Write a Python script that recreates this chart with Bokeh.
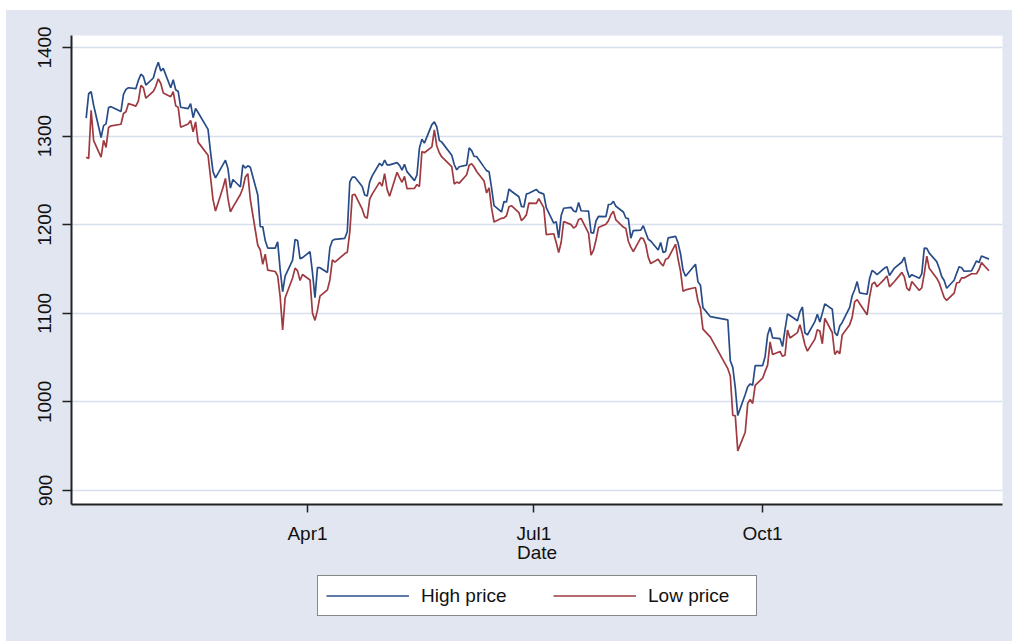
import pandas as pd
from bokeh.plotting import figure
from bokeh.layouts import column
from bokeh.models import (ColumnDataSource, FixedTicker, Legend, LegendItem, Range1d)
from bokeh.embed import file_html
from bokeh.resources import INLINE

# ---- data (S&P 500 daily high / low, 2001) ----
dates = [
 "01-02","01-03","01-04","01-05","01-08","01-09","01-10","01-11","01-12","01-16","01-17","01-18","01-19",
 "01-22","01-23","01-24","01-25","01-26","01-29","01-30","01-31",
 "02-01","02-02","02-05","02-06","02-07","02-08","02-09","02-12","02-13","02-14","02-15","02-16",
 "02-20","02-21","02-22","02-23","02-26","02-27","02-28",
 "03-01","03-02","03-05","03-06","03-07","03-08","03-09","03-12","03-13","03-14","03-15","03-16",
 "03-19","03-20","03-21","03-22","03-23","03-26","03-27","03-28","03-29","03-30",
 "04-02","04-03","04-04","04-05","04-06","04-09","04-10","04-11","04-12","04-16","04-17","04-18",
 "04-19","04-20","04-23","04-24","04-25","04-26","04-27","04-30",
 "05-01","05-02","05-03","05-04","05-07","05-08","05-09","05-10","05-11","05-14","05-15","05-16",
 "05-17","05-18","05-21","05-22","05-23","05-24","05-25","05-29","05-30","05-31",
 "06-01","06-04","06-05","06-06","06-07","06-08","06-11","06-12","06-13","06-14","06-15","06-18",
 "06-19","06-20","06-21","06-22","06-25","06-26","06-27","06-28","06-29",
 "07-02","07-03","07-05","07-06","07-09","07-10","07-11","07-12","07-13","07-16","07-17","07-18",
 "07-19","07-20","07-23","07-24","07-25","07-26","07-27","07-30","07-31",
 "08-01","08-02","08-03","08-06","08-07","08-08","08-09","08-10","08-13","08-14","08-15","08-16",
 "08-17","08-20","08-21","08-22","08-23","08-24","08-27","08-28","08-29","08-30","08-31",
 "09-04","09-05","09-06","09-07","09-10","09-17","09-18","09-19","09-20","09-21","09-24","09-25",
 "09-26","09-27","09-28",
 "10-01","10-02","10-03","10-04","10-05","10-08","10-09","10-10","10-11","10-12","10-15","10-16",
 "10-17","10-18","10-19","10-22","10-23","10-24","10-25","10-26","10-29","10-30","10-31",
 "11-01","11-02","11-05","11-06","11-07","11-08","11-09","11-12","11-13","11-14","11-15","11-16",
 "11-19","11-20","11-21","11-23","11-26","11-27","11-28","11-29","11-30",
 "12-03","12-04","12-05","12-06","12-07","12-10","12-11","12-12","12-13","12-14","12-17","12-18",
 "12-19","12-20","12-21","12-24","12-26","12-27","12-28","12-31",
]

high_price = [
 1320.28,1347.76,1350.24,1334.77,1298.35,1311.72,1313.76,1332.19,1333.21,1327.81,1346.92,1352.71,1354.55,
 1353.62,1362.90,1369.75,1367.35,1357.51,1365.54,1375.68,1383.37,
 1373.50,1376.38,1354.56,1363.55,1352.26,1350.32,1332.53,1330.96,1336.62,1320.73,1331.29,1326.61,
 1307.61,1282.19,1259.94,1252.82,1267.69,1272.76,1263.47,
 1241.36,1251.01,1242.55,1267.42,1263.86,1266.50,1264.74,1233.42,1197.83,1197.66,1182.04,1173.56,
 1173.50,1180.56,1149.39,1124.27,1141.83,1160.02,1183.35,1182.17,1161.69,1162.80,
 1169.51,1145.87,1117.50,1151.47,1151.44,1146.13,1173.92,1182.24,1183.51,1184.64,1192.25,1248.42,
 1253.71,1253.70,1242.98,1233.54,1232.36,1248.30,1255.07,1269.30,
 1266.47,1272.93,1267.43,1267.51,1270.00,1267.01,1261.65,1268.14,1259.84,1249.68,1256.07,1286.39,
 1296.48,1292.06,1312.95,1315.93,1310.00,1295.04,1293.17,1278.42,1267.93,1261.91,
 1265.34,1267.17,1286.62,1283.57,1277.08,1276.96,1264.96,1261.00,1259.75,1241.60,1221.50,1214.36,
 1226.11,1225.61,1240.24,1237.73,1231.50,1220.70,1219.92,1234.44,1235.53,
 1239.78,1236.71,1234.45,1219.24,1201.76,1203.43,1184.93,1210.25,1218.54,1219.63,1215.36,1214.44,
 1225.04,1215.69,1215.22,1191.03,1190.51,1204.18,1209.26,1209.05,1222.75,
 1223.04,1226.27,1220.75,1214.35,1207.56,1206.79,1184.71,1193.33,1193.82,1198.79,1191.21,1183.47,
 1181.66,1171.41,1179.85,1168.56,1169.86,1185.15,1186.85,1179.21,1166.97,1148.56,1141.83,
 1155.40,1135.52,1131.74,1106.40,1096.16,1092.54,1046.42,1038.91,1016.10,984.54,1008.44,1017.14,
 1020.29,1018.92,1040.94,
 1040.94,1051.33,1075.38,1084.12,1072.35,1071.37,1062.44,1081.62,1099.16,1097.43,1091.65,1101.66,
 1107.12,1077.94,1075.52,1090.57,1098.99,1090.26,1100.09,1110.61,1104.61,1078.30,1074.79,
 1085.61,1089.63,1106.72,1119.73,1126.62,1135.75,1123.02,1121.48,1139.14,1148.27,1146.46,1143.52,
 1151.06,1152.45,1142.66,1151.06,1157.88,1163.38,1149.50,1140.40,1143.57,
 1139.45,1144.80,1173.62,1173.35,1167.94,1158.31,1150.89,1141.58,1137.07,1128.28,1137.30,1145.10,
 1152.44,1151.42,1147.46,1147.83,1159.18,1157.13,1164.64,1161.16,
]

low_price = [
 1276.05,1274.62,1329.14,1294.95,1276.29,1295.14,1287.28,1309.72,1311.59,1313.33,1325.41,1327.41,1336.74,
 1333.84,1339.63,1357.28,1354.63,1342.75,1350.36,1356.20,1364.66,
 1359.34,1348.72,1344.48,1350.04,1334.26,1332.42,1309.98,1313.64,1317.51,1304.72,1315.93,1293.18,
 1278.44,1253.71,1228.33,1215.44,1241.71,1252.26,1229.65,
 1214.50,1219.74,1234.04,1241.41,1253.80,1257.60,1228.42,1176.78,1171.50,1155.35,1166.71,1148.64,
 1147.18,1142.19,1118.74,1081.19,1117.58,1139.83,1150.96,1147.83,1136.94,1143.83,
 1137.51,1100.19,1091.99,1103.25,1119.29,1126.38,1137.59,1160.26,1157.73,1167.38,1168.90,1191.81,
 1233.39,1234.41,1217.47,1208.89,1207.38,1228.75,1234.52,1248.07,
 1243.55,1257.70,1239.88,1232.00,1259.19,1253.00,1247.83,1254.56,1240.79,1241.02,1245.28,1243.02,
 1282.65,1281.15,1287.87,1306.89,1288.49,1281.22,1276.42,1265.41,1245.96,1248.07,
 1246.88,1256.36,1267.11,1268.84,1265.08,1259.99,1249.23,1235.75,1241.59,1218.90,1203.03,1207.13,
 1207.71,1210.07,1220.25,1221.41,1213.60,1204.64,1207.35,1211.07,1224.22,
 1224.03,1229.43,1219.15,1188.74,1189.75,1179.93,1168.46,1180.18,1203.61,1200.05,1196.14,1198.33,
 1205.80,1207.04,1190.50,1165.54,1171.28,1182.65,1196.71,1200.41,1204.52,
 1211.23,1215.31,1205.31,1197.35,1195.64,1181.27,1174.68,1169.55,1185.12,1184.26,1177.61,1163.39,
 1156.07,1160.94,1156.56,1153.34,1160.96,1162.09,1178.07,1161.17,1147.38,1124.87,1126.38,
 1129.06,1113.86,1105.83,1082.12,1073.15,1037.46,1029.25,984.62,984.49,944.75,965.80,998.33,
 1002.62,998.24,1018.61,
 1026.76,1034.47,1041.48,1067.82,1053.50,1056.88,1051.41,1052.76,1080.99,1072.15,1078.19,1087.13,
 1076.57,1064.54,1057.24,1070.79,1081.53,1079.98,1065.64,1094.24,1078.30,1053.61,1057.55,
 1054.31,1075.58,1087.20,1095.36,1112.98,1115.42,1111.13,1098.32,1118.33,1132.87,1135.06,1129.92,
 1138.65,1142.17,1129.78,1135.90,1146.17,1140.81,1128.29,1125.51,1135.89,
 1125.78,1128.86,1144.80,1164.43,1150.74,1139.66,1134.32,1126.01,1117.85,1114.53,1122.66,1134.36,
 1134.75,1139.93,1139.93,1144.62,1144.65,1149.37,1157.13,1148.04,
]

x_tick_dates = ["2001-04-01", "2001-07-01", "2001-10-01"]
x_tick_labels = ["Apr1", "Jul1", "Oct1"]
y_ticks = [900, 1000, 1100, 1200, 1300, 1400]
series_labels = ["High price", "Low price"]

# day-of-year index (Jan 1, 2001 = 0)
base = pd.Timestamp("2001-01-01")
day = [(pd.Timestamp("2001-" + d) - base).days for d in dates]
tick_days = [(pd.Timestamp(d) - base).days for d in x_tick_dates]

src = ColumnDataSource(dict(day=day, high=high_price, low=low_price))

BG = "#E1E6F0"
GRID = "#D7DEEC"
BLUE = "#284C87"
RED = "#9E3A40"
FONT = "Liberation Sans"
TXT = "#111111"
AX = "#222222"
LW = 1.7

# ---- main chart ----
p = figure(width=1006, height=562, output_backend="svg", toolbar_location=None,
           x_range=Range1d(-4.9, 369.45), y_range=Range1d(884.2, 1413.5),
           min_border_left=65, min_border_top=25, min_border_right=10, min_border_bottom=68)
p.background_fill_color = "white"
p.border_fill_color = BG
p.outline_line_color = None

r_high = p.line("day", "high", source=src, line_color=BLUE, line_width=LW)
r_low = p.line("day", "low", source=src, line_color=RED, line_width=LW)

p.xgrid.grid_line_color = None
p.ygrid.grid_line_color = GRID
p.ygrid.grid_line_width = 1.5
p.ygrid.ticker = FixedTicker(ticks=y_ticks)

ya = p.yaxis[0]
ya.ticker = FixedTicker(ticks=y_ticks)
ya.major_label_orientation = "vertical"
ya.major_tick_out = 9
ya.major_tick_in = 0
ya.minor_tick_out = 0
ya.minor_tick_in = 0
ya.major_label_standoff = 11
ya.major_label_text_font = FONT
ya.major_label_text_font_size = "19px"
ya.major_label_text_color = TXT
ya.axis_line_color = AX
ya.axis_line_width = 2
ya.major_tick_line_color = AX
ya.major_tick_line_width = 1.5

xa = p.xaxis[0]
xa.ticker = FixedTicker(ticks=tick_days)
xa.major_label_overrides = {t: lab for t, lab in zip(tick_days, x_tick_labels)}
xa.major_tick_out = 8
xa.major_tick_in = 0
xa.minor_tick_out = 0
xa.minor_tick_in = 0
xa.major_label_standoff = 10
xa.major_label_text_font = FONT
xa.major_label_text_font_size = "19px"
xa.major_label_text_color = TXT
xa.axis_label = "Date"
xa.axis_label_standoff = -5
xa.axis_label_text_font = FONT
xa.axis_label_text_font_size = "19px"
xa.axis_label_text_font_style = "normal"
xa.axis_label_text_color = TXT
xa.axis_line_color = AX
xa.axis_line_width = 2
xa.major_tick_line_color = AX
xa.major_tick_line_width = 1.5

# ---- legend strip (series drawn out of view; only the legend shows) ----
pl = figure(width=1006, height=69, output_backend="svg", toolbar_location=None,
            x_range=Range1d(-20, -10), y_range=Range1d(0, 1),
            x_axis_location=None, y_axis_location=None,
            min_border_left=0, min_border_right=0, min_border_top=0, min_border_bottom=0)
pl.background_fill_alpha = 0
pl.border_fill_color = BG
pl.outline_line_color = None
pl.xgrid.grid_line_color = None
pl.ygrid.grid_line_color = None
lh = pl.line("day", "high", source=src, line_color=BLUE, line_width=LW)
ll = pl.line("day", "low", source=src, line_color=RED, line_width=LW)

legend = Legend(items=[LegendItem(label=series_labels[0], renderers=[lh]),
                       LegendItem(label=series_labels[1], renderers=[ll])],
                orientation="horizontal", location=(246, 25))
legend.background_fill_color = "white"
legend.background_fill_alpha = 1
legend.border_line_color = TXT
legend.border_line_width = 1.5
legend.label_text_font = FONT
legend.label_text_font_size = "19px"
legend.label_text_color = TXT
legend.glyph_width = 83
legend.glyph_height = 23
legend.label_height = 23
legend.label_width = 100
legend.label_standoff = 12
legend.spacing = 32
legend.padding = 8
legend.margin = 0
pl.add_layout(legend, "center")

layout = column(p, pl, spacing=0)
layout.margin = (10, 0, 0, 6)
layout.styles = {"background-color": BG}

open("out.html", "w").write(file_html(layout, INLINE))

++++

Quote, exactly and only, the lines from the first line of the data above through the line containing "from bokeh.resources import INLINE". The pictures do not belong in it.

WRITTEN RESPONSE
Write a Python script that recreates this chart with Bokeh.
import pandas as pd
from bokeh.plotting import figure
from bokeh.layouts import column
from bokeh.models import (ColumnDataSource, FixedTicker, Legend, LegendItem, Range1d)
from bokeh.embed import file_html
from bokeh.resources import INLINE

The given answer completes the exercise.